Saved entries
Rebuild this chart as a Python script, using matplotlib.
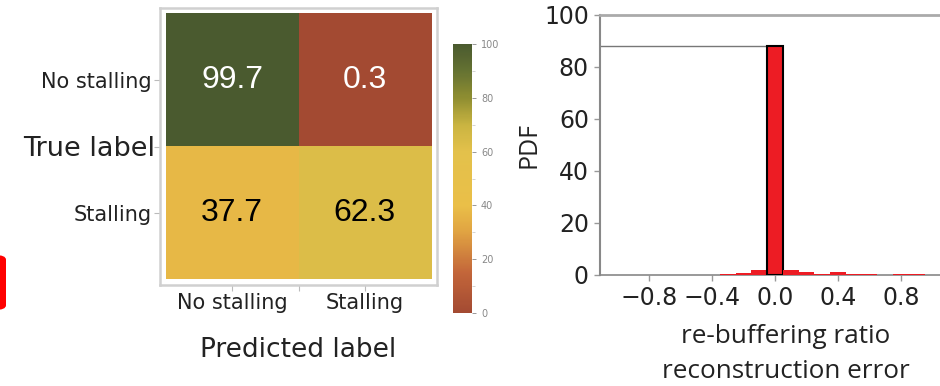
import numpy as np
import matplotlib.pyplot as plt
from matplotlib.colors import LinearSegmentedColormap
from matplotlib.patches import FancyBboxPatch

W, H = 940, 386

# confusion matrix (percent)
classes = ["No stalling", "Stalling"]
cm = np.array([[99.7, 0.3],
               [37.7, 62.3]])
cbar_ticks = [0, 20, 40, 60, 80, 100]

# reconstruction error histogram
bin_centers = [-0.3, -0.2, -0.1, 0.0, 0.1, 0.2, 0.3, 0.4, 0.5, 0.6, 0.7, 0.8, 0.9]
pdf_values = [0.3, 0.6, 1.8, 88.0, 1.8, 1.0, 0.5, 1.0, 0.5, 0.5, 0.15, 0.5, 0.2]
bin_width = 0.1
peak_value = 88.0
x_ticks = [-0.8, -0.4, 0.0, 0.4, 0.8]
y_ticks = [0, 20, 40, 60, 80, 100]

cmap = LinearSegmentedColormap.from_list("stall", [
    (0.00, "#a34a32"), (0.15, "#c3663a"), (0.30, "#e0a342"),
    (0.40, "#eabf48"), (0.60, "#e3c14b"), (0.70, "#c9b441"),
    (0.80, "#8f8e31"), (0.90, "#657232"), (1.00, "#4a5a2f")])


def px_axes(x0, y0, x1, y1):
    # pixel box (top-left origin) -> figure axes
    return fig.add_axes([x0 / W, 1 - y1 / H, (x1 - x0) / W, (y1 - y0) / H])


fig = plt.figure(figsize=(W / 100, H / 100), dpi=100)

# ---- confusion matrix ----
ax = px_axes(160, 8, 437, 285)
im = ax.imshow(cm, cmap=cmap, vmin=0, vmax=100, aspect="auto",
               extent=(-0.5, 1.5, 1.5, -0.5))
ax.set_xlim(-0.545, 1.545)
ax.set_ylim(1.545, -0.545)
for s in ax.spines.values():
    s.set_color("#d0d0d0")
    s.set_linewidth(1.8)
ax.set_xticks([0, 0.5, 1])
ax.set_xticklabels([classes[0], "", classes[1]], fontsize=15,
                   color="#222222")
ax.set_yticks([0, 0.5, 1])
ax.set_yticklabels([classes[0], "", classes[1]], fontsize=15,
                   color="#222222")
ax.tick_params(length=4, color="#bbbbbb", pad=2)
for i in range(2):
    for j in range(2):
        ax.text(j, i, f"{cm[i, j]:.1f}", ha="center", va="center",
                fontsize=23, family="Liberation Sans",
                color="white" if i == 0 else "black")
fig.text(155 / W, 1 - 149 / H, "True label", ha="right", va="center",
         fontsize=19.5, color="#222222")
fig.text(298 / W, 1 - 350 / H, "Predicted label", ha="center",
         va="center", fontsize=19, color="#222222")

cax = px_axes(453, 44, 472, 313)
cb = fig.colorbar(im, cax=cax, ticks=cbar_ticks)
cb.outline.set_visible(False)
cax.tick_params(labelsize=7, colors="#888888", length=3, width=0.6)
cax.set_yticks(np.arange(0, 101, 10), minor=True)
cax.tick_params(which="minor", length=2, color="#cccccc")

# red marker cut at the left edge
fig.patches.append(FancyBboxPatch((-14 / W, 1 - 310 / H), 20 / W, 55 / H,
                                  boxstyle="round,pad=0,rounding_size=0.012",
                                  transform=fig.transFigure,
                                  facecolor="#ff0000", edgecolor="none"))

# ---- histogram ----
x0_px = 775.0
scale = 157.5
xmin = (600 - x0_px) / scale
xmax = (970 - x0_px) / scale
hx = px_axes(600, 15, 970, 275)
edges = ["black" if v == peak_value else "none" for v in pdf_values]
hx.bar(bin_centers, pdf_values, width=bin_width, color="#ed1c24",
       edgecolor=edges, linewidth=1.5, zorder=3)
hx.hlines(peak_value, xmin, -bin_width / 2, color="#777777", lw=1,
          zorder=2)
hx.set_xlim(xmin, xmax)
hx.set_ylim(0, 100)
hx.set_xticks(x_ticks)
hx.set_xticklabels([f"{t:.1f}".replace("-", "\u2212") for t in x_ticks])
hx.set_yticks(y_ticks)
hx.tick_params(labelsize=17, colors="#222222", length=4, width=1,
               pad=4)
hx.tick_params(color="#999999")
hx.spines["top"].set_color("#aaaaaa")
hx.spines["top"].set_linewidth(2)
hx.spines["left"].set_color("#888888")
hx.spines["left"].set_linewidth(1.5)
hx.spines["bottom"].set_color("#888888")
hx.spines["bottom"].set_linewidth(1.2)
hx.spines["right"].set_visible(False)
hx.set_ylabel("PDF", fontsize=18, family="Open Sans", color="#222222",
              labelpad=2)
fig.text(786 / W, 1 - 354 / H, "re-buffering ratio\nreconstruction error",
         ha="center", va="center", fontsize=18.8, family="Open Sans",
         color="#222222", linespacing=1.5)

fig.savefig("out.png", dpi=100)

...

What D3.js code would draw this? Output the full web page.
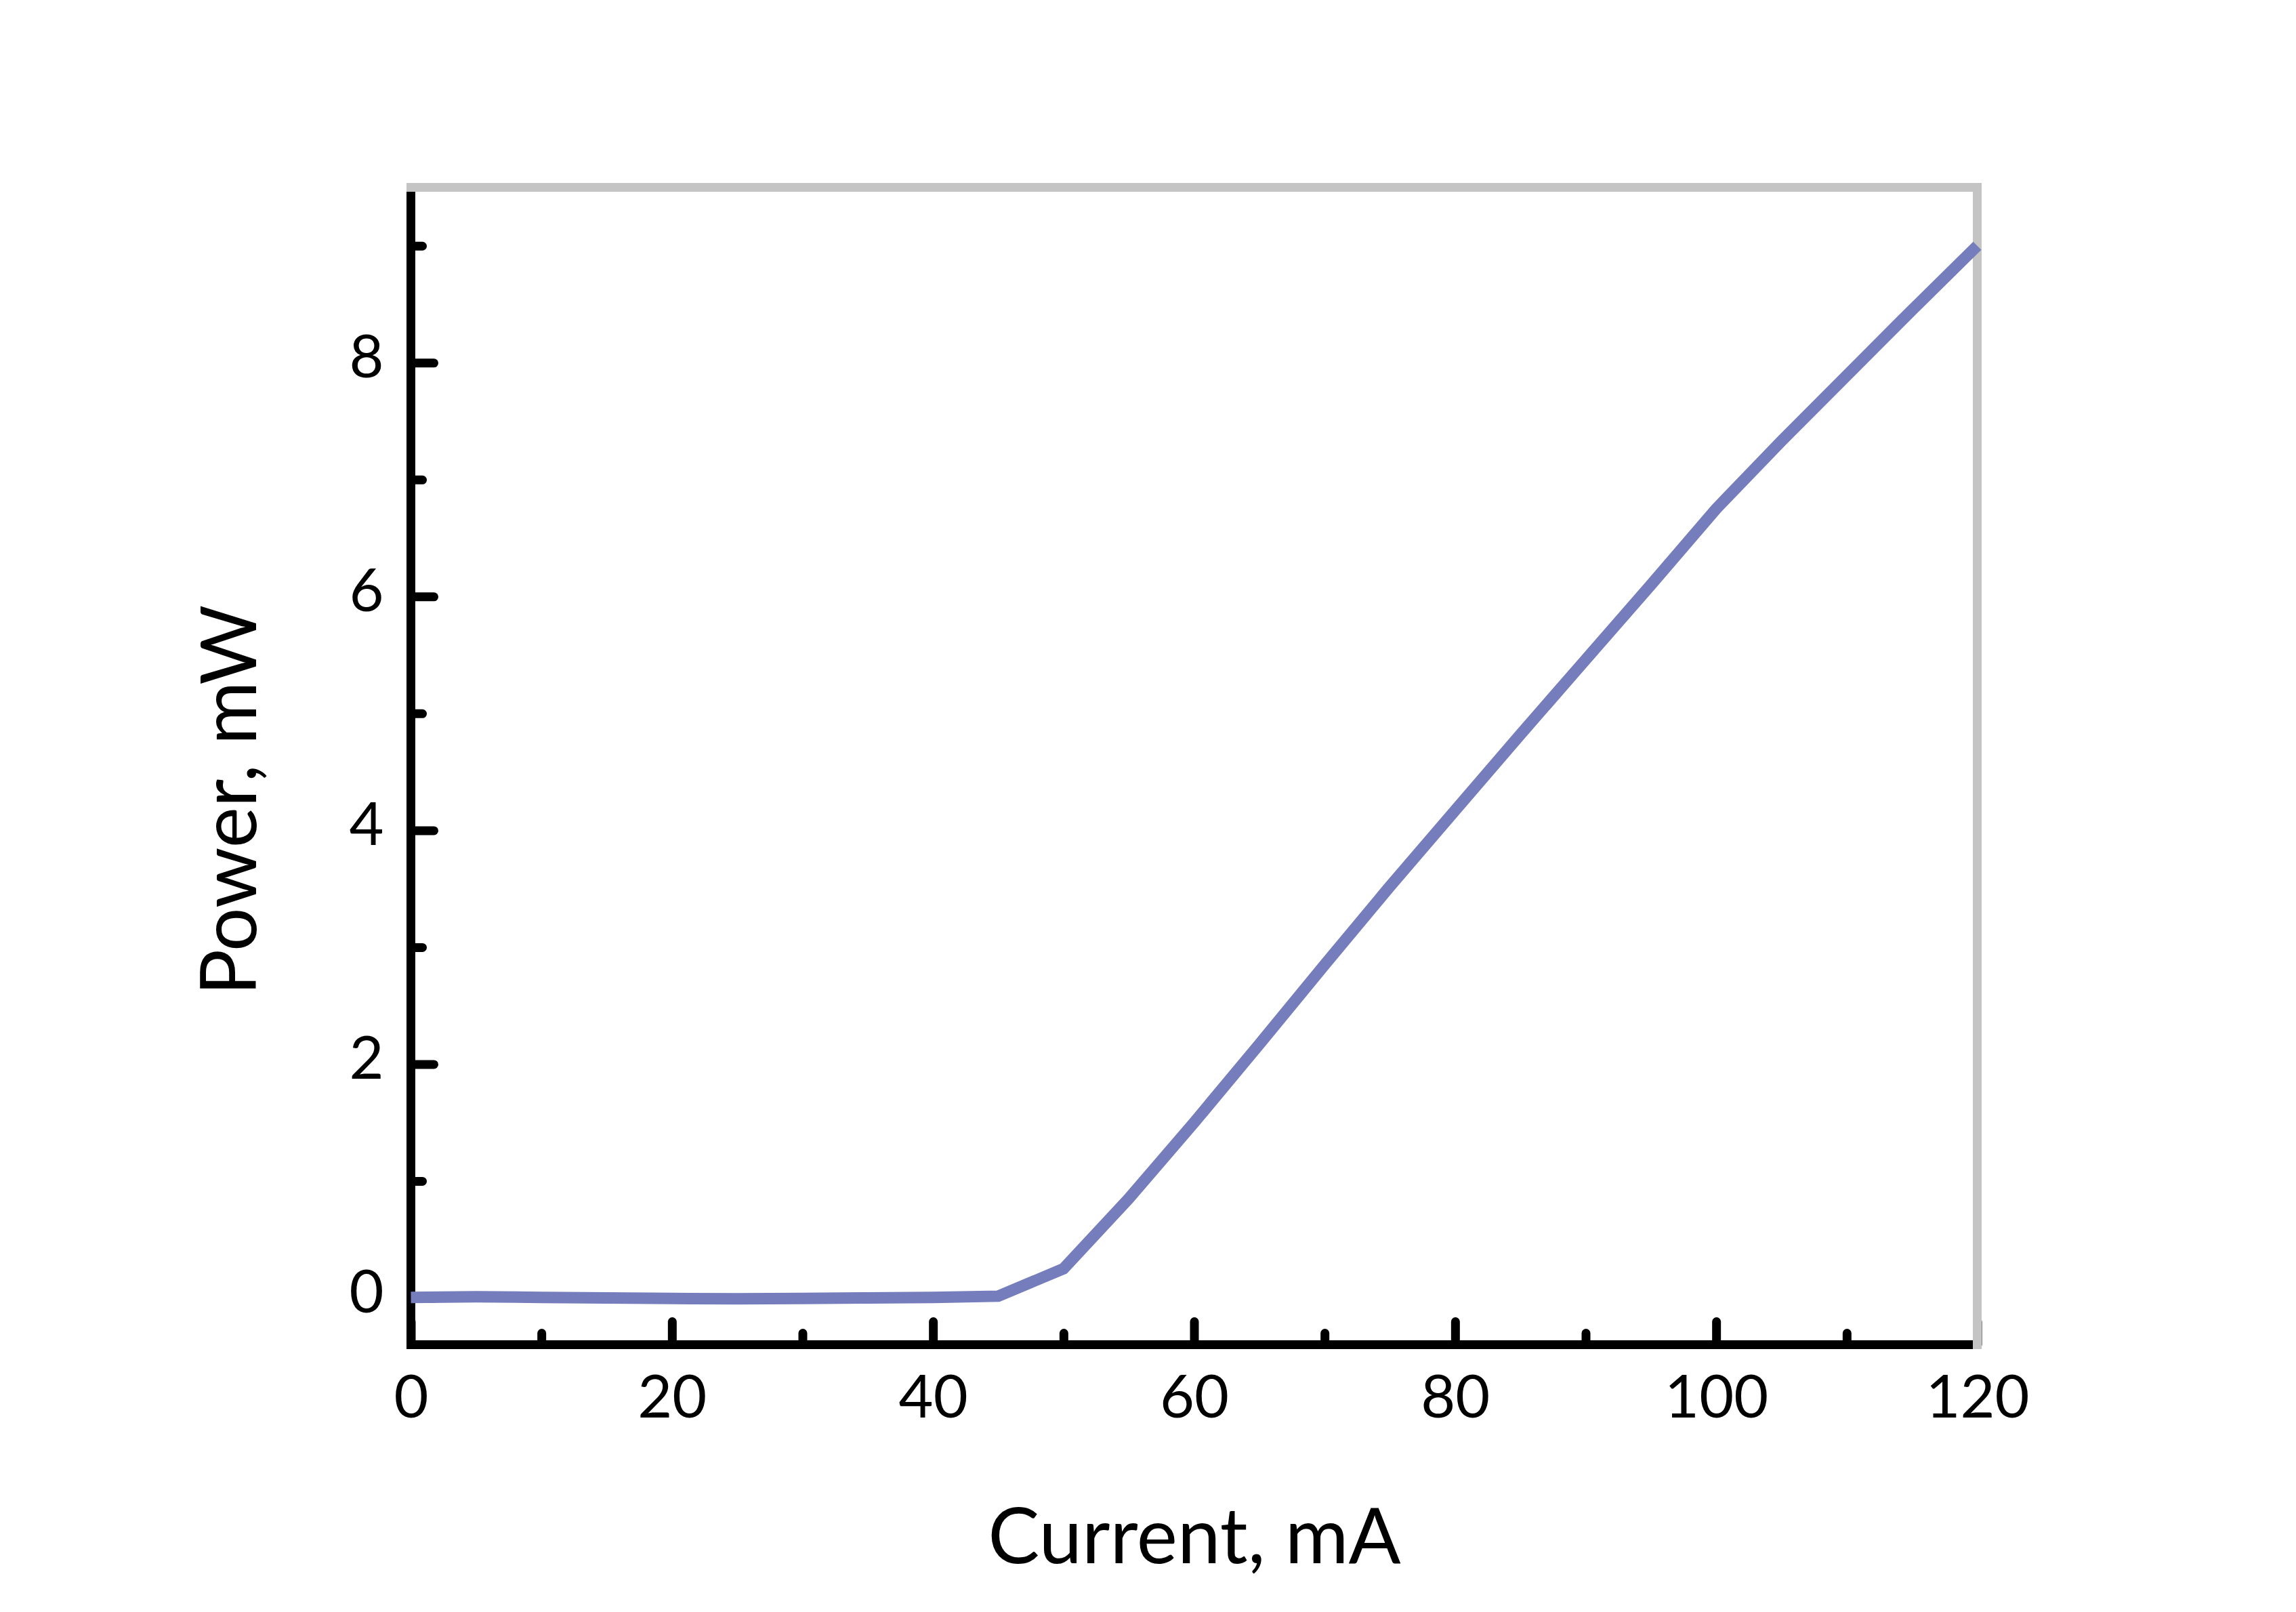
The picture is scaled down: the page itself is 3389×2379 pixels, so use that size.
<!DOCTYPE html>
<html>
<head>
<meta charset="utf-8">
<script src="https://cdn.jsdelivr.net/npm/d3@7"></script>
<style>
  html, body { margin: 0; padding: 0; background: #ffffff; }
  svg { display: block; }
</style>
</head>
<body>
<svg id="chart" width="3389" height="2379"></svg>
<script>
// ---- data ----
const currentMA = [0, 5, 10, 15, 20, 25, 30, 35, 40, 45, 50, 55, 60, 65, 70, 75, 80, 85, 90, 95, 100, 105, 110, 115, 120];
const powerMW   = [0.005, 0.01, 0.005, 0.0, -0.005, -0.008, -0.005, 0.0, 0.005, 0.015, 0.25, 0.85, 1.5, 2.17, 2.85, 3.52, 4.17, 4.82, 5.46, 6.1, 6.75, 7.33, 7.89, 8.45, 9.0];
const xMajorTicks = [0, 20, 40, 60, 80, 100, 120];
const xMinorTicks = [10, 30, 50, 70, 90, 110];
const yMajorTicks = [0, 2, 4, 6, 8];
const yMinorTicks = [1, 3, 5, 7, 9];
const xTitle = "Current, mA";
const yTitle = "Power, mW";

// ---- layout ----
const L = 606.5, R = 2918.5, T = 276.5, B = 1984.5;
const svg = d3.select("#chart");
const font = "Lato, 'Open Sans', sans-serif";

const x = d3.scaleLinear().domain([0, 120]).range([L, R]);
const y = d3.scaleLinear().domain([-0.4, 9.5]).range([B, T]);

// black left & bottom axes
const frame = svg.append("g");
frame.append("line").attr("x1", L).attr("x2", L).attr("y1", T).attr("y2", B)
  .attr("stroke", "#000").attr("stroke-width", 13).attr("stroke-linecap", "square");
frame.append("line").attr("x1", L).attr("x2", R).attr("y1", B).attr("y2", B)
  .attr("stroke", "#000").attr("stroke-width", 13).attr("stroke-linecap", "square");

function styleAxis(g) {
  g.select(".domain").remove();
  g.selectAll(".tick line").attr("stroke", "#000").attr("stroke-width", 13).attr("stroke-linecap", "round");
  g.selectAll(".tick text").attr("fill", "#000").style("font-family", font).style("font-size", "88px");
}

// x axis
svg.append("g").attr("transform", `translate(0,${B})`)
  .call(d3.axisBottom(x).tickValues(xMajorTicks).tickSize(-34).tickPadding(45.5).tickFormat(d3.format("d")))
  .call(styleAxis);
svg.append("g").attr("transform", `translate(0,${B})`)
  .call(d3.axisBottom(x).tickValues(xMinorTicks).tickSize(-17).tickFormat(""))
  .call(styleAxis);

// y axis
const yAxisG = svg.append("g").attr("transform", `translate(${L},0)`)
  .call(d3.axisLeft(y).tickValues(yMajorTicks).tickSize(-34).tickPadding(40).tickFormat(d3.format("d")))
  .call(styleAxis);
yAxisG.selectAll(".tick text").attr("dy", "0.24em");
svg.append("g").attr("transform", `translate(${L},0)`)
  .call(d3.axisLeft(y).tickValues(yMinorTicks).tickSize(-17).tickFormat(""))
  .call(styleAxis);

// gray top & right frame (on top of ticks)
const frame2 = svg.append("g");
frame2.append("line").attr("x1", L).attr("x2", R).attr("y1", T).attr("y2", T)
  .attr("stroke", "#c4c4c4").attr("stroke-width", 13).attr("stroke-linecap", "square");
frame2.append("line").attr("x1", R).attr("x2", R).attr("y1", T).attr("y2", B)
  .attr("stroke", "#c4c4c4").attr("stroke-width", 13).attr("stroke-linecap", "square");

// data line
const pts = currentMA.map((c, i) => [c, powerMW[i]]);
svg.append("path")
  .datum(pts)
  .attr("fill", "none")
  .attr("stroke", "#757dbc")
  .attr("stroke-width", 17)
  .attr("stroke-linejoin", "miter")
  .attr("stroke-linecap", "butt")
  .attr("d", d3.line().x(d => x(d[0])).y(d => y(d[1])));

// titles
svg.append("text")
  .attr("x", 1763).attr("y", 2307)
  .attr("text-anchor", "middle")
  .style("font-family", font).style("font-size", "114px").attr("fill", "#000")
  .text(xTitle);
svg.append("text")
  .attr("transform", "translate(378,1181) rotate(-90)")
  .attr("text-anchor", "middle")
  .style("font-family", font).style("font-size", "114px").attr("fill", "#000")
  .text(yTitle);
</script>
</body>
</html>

■ **WHAT IS NEEDED**: Reproduce the entries exactly, from the line with "Rebuild this chart" to the line with "W, H = 940, 386", both lines included, keeping no pictures.

■ **RESULT OF THE EXERCISE**:
Rebuild this chart as a Python script, using matplotlib.
import numpy as np
import matplotlib.pyplot as plt
from matplotlib.colors import LinearSegmentedColormap
from matplotlib.patches import FancyBboxPatch

W, H = 940, 386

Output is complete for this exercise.